Milestone payment obligations incurred prior to regulatory approval of the product, which are accrued when the event requiring payment of the milestone occurs.
Acquired IPR&D expense includes the initial costs of IPR&D projects acquired directly in asset acquisitions, unless they have an alternative future use.
Income taxes
Deferred taxes are recognized for the future tax effects of temporary differences between financial and income tax reporting based on enacted tax laws and rates. Federal income taxes are provided on the portion of the income of foreign subsidiaries that is expected to be remitted to the U.S. and be taxable. When foreign earnings are expected to be indefinitely reinvested outside the U.S., no accrual for U.S. income taxes is provided.
We recognize the tax benefit from an uncertain tax position only if it is more likely than not that the tax position will be sustained on examination by the taxing authorities, based on the technical merits of the position.
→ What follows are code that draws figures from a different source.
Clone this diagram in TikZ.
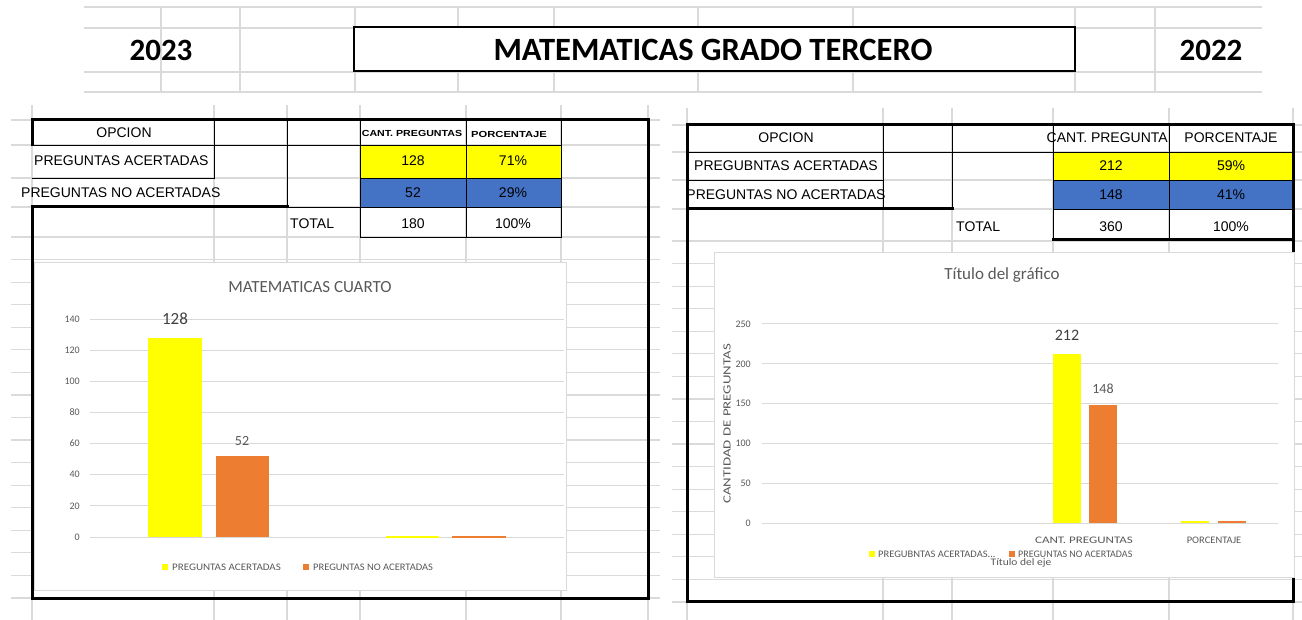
\documentclass[tikz,border=0pt]{standalone}
\usepackage{fontspec}
\setmainfont{Carlito}
\newfontfamily\tabfont{Liberation Sans}
\definecolor{sgrid}{HTML}{DADADA}
\definecolor{cgrid}{HTML}{D9D9D9}
\definecolor{axgray}{HTML}{595959}
\definecolor{dgray}{HTML}{404040}
\definecolor{xlyellow}{HTML}{FFFF00}
\definecolor{xlorange}{HTML}{ED7D31}
\definecolor{xlblue}{HTML}{4472C4}
\tikzset{
  sheetline/.style={draw=sgrid, line width=1.2pt},
  heavy/.style={draw=black, line width=3pt, line cap=rect},
  cell/.style={draw=black, line width=0.9pt},
  tabtxt/.style={font=\tabfont\fontsize{14}{16}\selectfont, inner sep=0},
  smallhead/.style={font=\tabfont\bfseries\fontsize{8}{9}\selectfont, inner sep=0},
  chartgrid/.style={draw=cgrid, line width=1pt},
  chartbox/.style={draw=cgrid, fill=white, line width=1pt},
  axlab/.style={font=\fontsize{10}{12}\selectfont, text=axgray, inner sep=0, anchor=east},
  leglab/.style={font=\fontsize{10}{12}\selectfont, text=axgray, inner sep=0, anchor=west},
  datalab/.style={text=dgray, inner sep=0},
  bigtxt/.style={font=\bfseries\fontsize{31}{36}\selectfont, inner sep=0}
}
\begin{document}
\begin{tikzpicture}[x=1pt,y=-1pt]
\useasboundingbox (0,0) rectangle (1302,620);
\fill[white] (0,0) rectangle (1302,620);

% ---------- header grid ----------
\foreach \yy in {7,28,72,92} \draw[sheetline] (84,\yy) -- (1262,\yy);
\foreach \xx in {161,240,355,458,554,698,853,1075,1155} \draw[sheetline] (\xx,7) -- (\xx,92);
\draw[draw=black, line width=2.5pt, fill=white] (354,27) rectangle (1075,71);
\node[bigtxt, font=\bfseries\fontsize{32.5}{36}\selectfont] (title) at (713,50) {MATEMATICAS GRADO TERCERO};
\node[bigtxt] (y2023) at (161,50) {2023};
\node[bigtxt] (y2022) at (1211,50) {2022};

% ---------- left sheet grid ----------
\foreach \yy in {120,145,178,207,237} \draw[sheetline] (11,\yy) -- (660,\yy);
\foreach \k in {1,...,16} \draw[sheetline] (11,{237+22.56*\k}) -- (660,{237+22.56*\k});
\foreach \xx in {32,214,287,360,466,561,648} \draw[sheetline] (\xx,105) -- (\xx,620);

% ---------- right sheet grid ----------
\foreach \yy in {125,152,180,209} \draw[sheetline] (672,\yy) -- (1302,\yy);
\foreach \k in {0,...,16} \draw[sheetline] (672,{241+22.56*\k}) -- (1302,{241+22.56*\k});
\foreach \xx in {687,883,952,1053,1169,1293} \draw[sheetline] (\xx,108) -- (\xx,620);

% ---------- left table ----------
\fill[xlyellow] (360,145) rectangle (561,178);
\fill[xlblue] (360,178) rectangle (561,207);
\draw[cell] (32,120) rectangle (214,145);
\draw[cell] (214,120) rectangle (287,145);
\draw[cell] (287,120) rectangle (360,145);
\draw[cell] (360,120) rectangle (466,145);
\draw[cell] (466,120) rectangle (561,145);
\draw[cell] (214,145) -- (214,178) -- (32,178);
\draw[cell] (287,145) -- (287,207);
\draw[cell] (360,145) rectangle (466,178);
\draw[cell] (466,145) rectangle (561,178);
\draw[cell] (360,178) rectangle (466,207);
\draw[cell] (466,178) rectangle (561,207);
\draw[cell] (360,207) rectangle (466,237);
\draw[cell] (466,207) rectangle (561,237);
\draw[heavy] (32,145) -- (32,120) -- (648,120) -- (648,598) -- (32,598) -- (32,207) -- (287,207);
\draw[cell] (287,207) -- (360,207);

\node[tabtxt] (lopc) at (124,133) {OPCION};
\node[smallhead] (lcant) at (412,133) {\scalebox{1.33}[1.1]{CANT. PREGUNTAS}};
\node[smallhead] (lporc) at (509,134) {\scalebox{1.4}[1.1]{PORCENTAJE}};
\node[tabtxt, anchor=west] (lacert) at (34,161) {PREGUNTAS ACERTADAS};
\node[tabtxt, anchor=west] (lnoac) at (21,193) {PREGUNTAS NO ACERTADAS};
\node[tabtxt, anchor=west] (ltot) at (290,224) {TOTAL};
\node[tabtxt] (l128) at (413,161) {128};
\node[tabtxt] (l71) at (513,161) {71\%};
\node[tabtxt] (l52) at (413,193) {52};
\node[tabtxt] (l29) at (513,193) {29\%};
\node[tabtxt] (l180) at (413,224) {180};
\node[tabtxt] (l100) at (513,224) {100\%};

% ---------- right table ----------
\fill[xlyellow] (1053,152) rectangle (1293,180);
\fill[xlblue] (1053,180) rectangle (1293,209);
\draw[cell] (687,125) rectangle (883,152);
\draw[cell] (883,125) rectangle (952,152);
\draw[cell] (952,125) rectangle (1053,152);
\draw[cell] (1053,125) rectangle (1169,152);
\draw[cell] (1169,125) rectangle (1293,152);
\draw[cell] (687,152) rectangle (883,180);
\draw[cell] (883,180) -- (883,209);
\draw[cell] (952,152) -- (952,209);
\draw[cell] (1053,152) rectangle (1169,180);
\draw[cell] (1169,152) rectangle (1293,180);
\draw[cell] (1053,180) rectangle (1169,209);
\draw[cell] (1169,180) rectangle (1293,209);
\draw[cell] (1053,209) rectangle (1169,240);
\draw[cell] (1169,209) rectangle (1293,240);
\draw[heavy] (1293,125) -- (687,125) -- (687,601) -- (1293,601) -- (1293,125);
\draw[heavy] (687,209) -- (952,209);
\draw[heavy] (1053,240) -- (1293,240);

\node[tabtxt] (ropc) at (786,138) {OPCION};
\node[tabtxt, anchor=east] (rcant) at (1168,138) {CANT. PREGUNTA};
\node[tabtxt] (rporc) at (1231,138) {PORCENTAJE};
\node[tabtxt] (racert) at (786,166) {PREGUBNTAS ACERTADAS};
\node[tabtxt] (rnoac) at (786,195) {PREGUNTAS NO ACERTADAS};
\node[tabtxt, anchor=west] (rtot) at (956,227) {TOTAL};
\node[tabtxt] (r212) at (1111,166) {212};
\node[tabtxt] (r59) at (1231,166) {59\%};
\node[tabtxt] (r148) at (1111,195) {148};
\node[tabtxt] (r41) at (1231,195) {41\%};
\node[tabtxt] (r360) at (1111,227) {360};
\node[tabtxt] (r100) at (1231,227) {100\%};

% ---------- left chart ----------
\draw[chartbox] (34,263) rectangle (566,590);
\node[text=axgray, font=\fontsize{17}{20}\selectfont, inner sep=0] (lct) at (310,287) {MATEMATICAS CUARTO};
\foreach \v in {0,20,...,140} {
  \draw[chartgrid] (90,{537-1.557*\v}) -- (564,{537-1.557*\v});
  \node[axlab] (lyl\v) at (80,{537-1.557*\v}) {\v};
}
\fill[xlyellow] (148,{537-1.557*128}) rectangle (202,537);
\fill[xlorange] (216,{537-1.557*52}) rectangle (269,537);
\fill[xlyellow] (386,535.5) rectangle (439,537.5);
\fill[xlorange] (452,535.5) rectangle (506,537.5);
\node[datalab, font=\fontsize{17}{20}\selectfont] (lb128) at (175,319) {128};
\node[datalab, font=\fontsize{14}{16}\selectfont, text=axgray] (lb52) at (242,441) {52};
\fill[xlyellow] (162,564) rectangle (168,570);
\node[leglab] (lleg1) at (172,567) {\scalebox{1.1}[1]{PREGUNTAS ACERTADAS}};
\fill[xlorange] (303,564) rectangle (309,570);
\node[leglab] (lleg2) at (313,567) {\scalebox{1.05}[1]{PREGUNTAS NO ACERTADAS}};

% ---------- right chart ----------
\draw[chartbox] (714,253) rectangle (1294,577);
\node[text=axgray, font=\fontsize{17}{20}\selectfont, inner sep=0] (rct) at (1002,275) {Título del gráfico};
\foreach \v in {0,50,...,250} {
  \draw[chartgrid] (762,{523-0.796*\v}) -- (1278,{523-0.796*\v});
  \node[axlab] (ryl\v) at (751,{523-0.796*\v}) {\v};
}
\node[text=axgray, font=\fontsize{11}{12}\selectfont, inner sep=0, rotate=90] (raxt) at (727,424) {\scalebox{1.35}[1]{CANTIDAD DE PREGUNTAS}};
\fill[xlyellow] (1053,{523-0.796*212}) rectangle (1081,523);
\fill[xlorange] (1089,{523-0.796*148}) rectangle (1117,523);
\fill[xlyellow] (1181,520.5) rectangle (1209,523);
\fill[xlorange] (1218,520.5) rectangle (1246,523);
\node[datalab, font=\fontsize{16}{18}\selectfont] (rb212) at (1067,335) {212};
\node[datalab, font=\fontsize{14}{16}\selectfont, text=axgray] (rb148) at (1103,389) {148};
\node[text=axgray, font=\fontsize{10}{12}\selectfont, inner sep=0] (rcat1) at (1084,540) {\scalebox{1.3}[1]{CANT. PREGUNTAS}};
\node[text=axgray, font=\fontsize{10}{12}\selectfont, inner sep=0] (rcat2) at (1214,540) {\scalebox{1.05}[1]{PORCENTAJE}};
\fill[xlyellow] (869,551) rectangle (875,557);
\node[leglab] (rleg1) at (878,554) {\scalebox{1.05}[1]{PREGUBNTAS ACERTADAS...}};
\node[text=axgray, font=\fontsize{10}{12}\selectfont, inner sep=0] (rxt) at (1021,563) {\scalebox{1.15}[1]{Título del eje}};
\fill[xlorange] (1009,551) rectangle (1015,557);
\node[leglab] (rleg2) at (1018,554) {PREGUNTAS NO ACERTADAS};
\end{tikzpicture}
\end{document}
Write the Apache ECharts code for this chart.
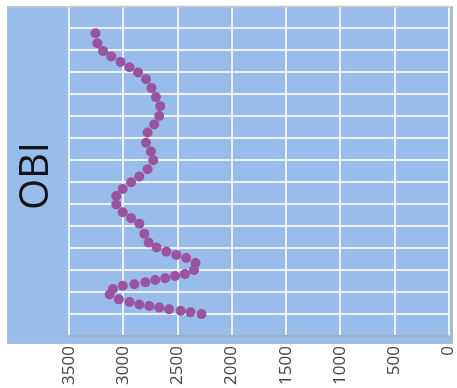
<!DOCTYPE html>
<html>
<head>
<meta charset="utf-8">
<script src="https://cdn.jsdelivr.net/npm/echarts@6/dist/echarts.min.js"></script>
<style>
html, body { margin: 0; padding: 0; background: #fff; }
#chart { width: 457px; height: 388px; }
</style>
</head>
<body>
<div id="chart"></div>
<script>
// OBI values, listed from the top of the plot down to the bottom
var obiValues = [3256, 3238, 3186, 3110, 3025, 2942, 2863, 2790, 2739, 2698,
    2659, 2668, 2714, 2775, 2790, 2744, 2723, 2775, 2851, 2927,
    3004, 3064, 3064, 3004, 2927, 2851, 2805, 2766, 2693, 2602,
    2510, 2419, 2333, 2348, 2431, 2522, 2613, 2705, 2796, 2897,
    3004, 3095, 3125, 3040, 2942, 2851, 2760, 2668, 2577, 2470,
    2379, 2278];
// vertical position of each point (grid rows)
var rowPos = [13.76, 13.31, 12.95, 12.71, 12.46, 12.22, 11.98, 11.67, 11.27, 10.86,
    10.45, 10.00, 9.62, 9.25, 8.79, 8.39, 7.99, 7.58, 7.25, 6.99,
    6.69, 6.37, 5.98, 5.63, 5.36, 5.11, 4.65, 4.25, 4.03, 3.84,
    3.69, 3.55, 3.32, 3.00, 2.82, 2.73, 2.63, 2.55, 2.45, 2.36,
    2.29, 2.14, 1.89, 1.67, 1.55, 1.44, 1.37, 1.30, 1.22, 1.15,
    1.08, 1.00];
var valueTicks = [0, 500, 1000, 1500, 2000, 2500, 3000, 3500];

var points = obiValues.map(function (v, i) { return [v, rowPos[i]]; });

var myChart = echarts.init(document.getElementById('chart'));
var option = {
    animation: false,
    graphic: [
        {
            type: 'rect',
            z: -10,
            shape: { x: 7.5, y: 6.5, width: 445, height: 337 },
            style: { fill: '#98bdea', stroke: '#b7bcc4', lineWidth: 1 }
        },
        {
            type: 'rect',
            z: 100,
            shape: { x: 7.5, y: 6, width: 445, height: 1.5 },
            style: { fill: '#c4c6ca' }
        }
    ],
    grid: {
        left: 69,
        right: 5,
        top: 6,
        bottom: 44
    },
    xAxis: {
        type: 'value',
        inverse: true,
        min: valueTicks[0],
        max: valueTicks[valueTicks.length - 1],
        interval: 500,
        axisLine: { show: true, lineStyle: { color: '#8c97a6', width: 1.5 } },
        axisTick: { show: false },
        splitLine: { show: true, lineStyle: { color: '#edf2f9', width: 2 } },
        axisLabel: {
            rotate: 90,
            margin: 10,
            color: '#454545',
            fontSize: 17,
            fontFamily: 'Open Sans',
            showMaxLabel: true,
            showMinLabel: true,
            formatter: function (v) { return String(v); }
        }
    },
    yAxis: {
        type: 'value',
        min: 0,
        max: 15,
        interval: 1,
        name: 'OBI',
        nameLocation: 'middle',
        nameGap: 12,
        nameTextStyle: { fontSize: 40, color: '#151515', fontFamily: 'Open Sans', padding: [0, 10, 0, 0] },
        axisLine: { show: false },
        axisTick: { show: false },
        axisLabel: { show: false },
        splitLine: { show: true, lineStyle: { color: '#edf2f9', width: 2 } }
    },
    series: [
        {
            type: 'scatter',
            data: points,
            symbolSize: 10,
            itemStyle: { color: '#9b529f', opacity: 1 }
        }
    ]
};
myChart.setOption(option);
</script>
</body>
</html>
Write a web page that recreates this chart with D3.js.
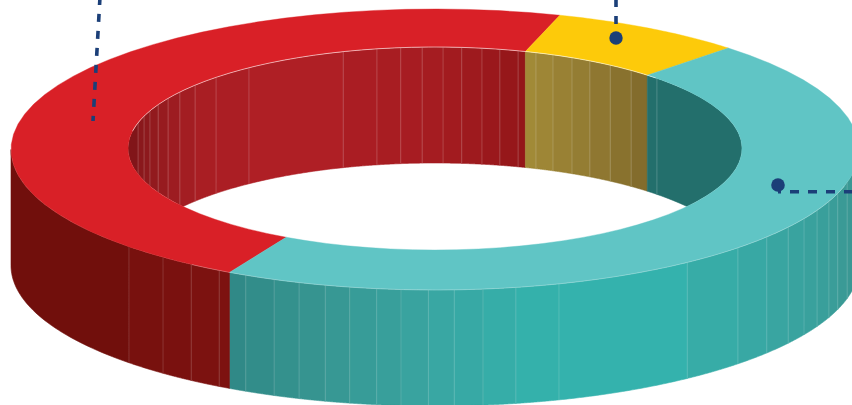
<!DOCTYPE html>
<html>
<head>
<meta charset="utf-8">
<script src="https://cdn.jsdelivr.net/npm/d3@7"></script>
<style>
html, body { margin: 0; padding: 0; background: #fff; overflow: hidden; }
svg { display: block; }
</style>
</head>
<body>
<script>
// share of each slice (percent)
const sliceNames = ["Red", "Yellow", "Teal"];
const sliceValues = [46.7, 7.4, 45.9];

// where the faint seams sit on the walls, in degrees clockwise from the top
const outerSeams = [103.6, 108.2, 111.7, 115.7, 119.5, 123.6, 128.5, 134.4, 143.5, 163, 169, 173.5, 177.4, 180.9,
    184.6, 187.9, 191.6, 195, 198.7, 202.3, 206.5, 210.6, 215.1, 219.9, 226.2];
const innerSeams = [-75.3, -71.4, -68.2, -64.4, -60.4, -56.2, -51.4, -45.5, -37.3, -17.4, -10.9, -6.4, -2.4,
    1.5, 5, 8.8, 12.2, 15.7, 19.2, 22.6, 26.5, 30.3, 34.8, 39.7, 46.3];

const width = 852, height = 405;
const cx = 435, depth = 116;
const outer = {rx: 424, ry: 140.5, cy: 149.5};
const inner = {rx: 307, ry: 101.5, cy: 148.5};
const startDeg = 209;

const topColors = ["#d92027", "#fdca0a", "#60c5c5"];

// wall shading, by angle
const outerShade = d3.scaleLinear()
    .domain([90, 105, 135, 160, 180, 198, 209, 209.01, 240, 270])
    .range(["#3a9692", "#3a9a96", "#38aaa6", "#32b5af", "#39a6a2", "#36938f", "#2f8886", "#7d1210", "#730f0c", "#6c0e0b"]);
const innerRedShade = d3.scaleLinear()
    .domain([-90, -70, -50, -30, 0, 17])
    .range(["#7a1317", "#8d191d", "#a81e23", "#b01f25", "#a51c21", "#931619"]);
const innerYellowShade = d3.scaleLinear().domain([17, 44]).range(["#a38b38", "#80692b"]);
const innerTealShade = d3.scaleLinear().domain([44, 90]).range(["#236f6c", "#236f6c"]);

const svg = d3.select("body")
    .append("svg")
    .attr("width", width)
    .attr("height", height);

const slices = d3.pie()
    .sort(null)
    .startAngle(startDeg * Math.PI / 180)
    .endAngle((startDeg + 360) * Math.PI / 180)
    .value(d => d)(sliceValues);

const toDeg = r => r * 180 / Math.PI;
const sliceBreaks = slices.map(s => toDeg(s.startAngle) % 360);

// project an angle on to a ring ellipse
const px = (e, a) => cx + e.rx * Math.sin(a * Math.PI / 180);
const py = (e, a) => e.cy - e.ry * Math.cos(a * Math.PI / 180);
const line = d3.line();

function arcPoints(e, a0, a1, dy) {
    return d3.range(0, 1.0001, 1 / 40).map(t => {
        const a = a0 + (a1 - a0) * t;
        return [px(e, a), py(e, a) + dy];
    });
}

function strips(e, seams, from, to) {
    const signed = sliceBreaks.map(b => (b > 180 && to < 180) ? b - 360 : b);
    const edges = Array.from(new Set([from, to, ...seams, ...signed]))
        .filter(a => a >= from && a <= to)
        .sort(d3.ascending);
    return d3.pairs(edges);
}

function wallPath(e, a0, a1) {
    return line(arcPoints(e, a0, a1, 0).concat(arcPoints(e, a1, a0, depth))) + "Z";
}

// inner wall only shows through the hole
svg.append("clipPath")
    .attr("id", "hole")
    .append("ellipse")
    .attr("cx", cx)
    .attr("cy", inner.cy)
    .attr("rx", inner.rx)
    .attr("ry", inner.ry);

const innerFill = function(a) {
    if (a < sliceBreaks[1]) return innerRedShade(a);
    if (a < sliceBreaks[2]) return innerYellowShade(a);
    return innerTealShade(a);
};

const innerWall = svg.append("g").attr("clip-path", "url(#hole)");
innerWall.selectAll("path.strip")
    .data(strips(inner, innerSeams, -90, 90))
    .join("path")
    .attr("class", "strip")
    .attr("d", d => wallPath(inner, d[0], d[1]))
    .attr("fill", d => innerFill((d[0] + d[1]) / 2))
    .attr("stroke", d => innerFill((d[0] + d[1]) / 2))
    .attr("stroke-width", 0.6);

innerWall.selectAll("line.seam")
    .data(innerSeams)
    .join("line")
    .attr("class", "seam")
    .attr("x1", d => px(inner, d))
    .attr("x2", d => px(inner, d))
    .attr("y1", d => py(inner, d))
    .attr("y2", d => py(inner, d) + depth)
    .attr("stroke", "#fff")
    .attr("stroke-opacity", 0.24)
    .attr("stroke-width", 0.8);

// outer wall, front half of the ring
svg.append("g").selectAll("path")
    .data(strips(outer, outerSeams, 90, 270))
    .join("path")
    .attr("d", d => wallPath(outer, d[0], d[1]))
    .attr("fill", d => outerShade((d[0] + d[1]) / 2))
    .attr("stroke", d => outerShade((d[0] + d[1]) / 2))
    .attr("stroke-width", 0.6);

svg.append("g").selectAll("line")
    .data(outerSeams)
    .join("line")
    .attr("x1", d => px(outer, d))
    .attr("x2", d => px(outer, d))
    .attr("y1", d => py(outer, d))
    .attr("y2", d => py(outer, d) + depth)
    .attr("stroke", "#fff")
    .attr("stroke-opacity", 0.2)
    .attr("stroke-width", 0.8);

// top face of the ring
svg.append("g").selectAll("path")
    .data(slices)
    .join("path")
    .attr("d", d => {
        const a0 = toDeg(d.startAngle), a1 = toDeg(d.endAngle);
        return line(arcPoints(outer, a0, a1, 0).concat(arcPoints(inner, a1, a0, 0))) + "Z";
    })
    .attr("fill", (d, i) => topColors[i])
    .attr("stroke", (d, i) => topColors[i])
    .attr("stroke-width", 0.4);

// thin highlight where the top face meets the walls
svg.append("path")
    .attr("d", line(arcPoints(inner, -80, 46, 0)))
    .attr("fill", "none")
    .attr("stroke", "#fff")
    .attr("stroke-opacity", 0.7)
    .attr("stroke-width", 0.8);
svg.append("path")
    .attr("d", line(arcPoints(outer, 105, 215, 0)))
    .attr("fill", "none")
    .attr("stroke", "#fff")
    .attr("stroke-opacity", 0.35)
    .attr("stroke-width", 0.7);

// leader lines
const navy = "#1b3f78";
const leaders = svg.append("g")
    .attr("fill", "none")
    .attr("stroke", navy)
    .attr("stroke-width", 3.6)
    .attr("stroke-dasharray", "8 9");

leaders.append("line").attr("x1", 100).attr("y1", -3).attr("x2", 93).attr("y2", 121);
leaders.append("line").attr("x1", 616).attr("y1", -1).attr("x2", 616).attr("y2", 26);
leaders.append("line").attr("x1", 778).attr("y1", 191.7).attr("x2", 852).attr("y2", 191.7)
    .attr("stroke-dasharray", "9 9")
    .attr("stroke-dashoffset", 6);

svg.append("circle").attr("cx", 616).attr("cy", 38).attr("r", 6.7).attr("fill", navy);
svg.append("circle").attr("cx", 778).attr("cy", 185).attr("r", 6.8).attr("fill", navy);
</script>
</body>
</html>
The tax benefits recognized in the financial statements from such a position are measured based on the largest benefit that has a greater than 50 percent likelihood of being realized upon ultimate resolution.
Earnings per share
We calculate basic earnings per share based on the weighted-average number of common shares outstanding and incremental shares. We calculate diluted earnings per share based on the weighted-average number of common shares outstanding, including incremental shares and dilutive stock options. See Note 13 for further discussion.
Stock-based compensation
We recognize the fair value of stock-based compensation as expense over the requisite service period of the individual grantees, which generally equals the vesting period. Under our policy, all stock-based awards are approved prior to the date of grant. The compensation committee of the board of directors approves the value of the award and date of grant. Stock-based compensation that is awarded as part of our annual equity grant is made on a specific grant date scheduled in advance.
Reclassifications
Certain reclassifications have been made to prior periods in the consolidated financial statements and accompanying notes to conform with the current presentation.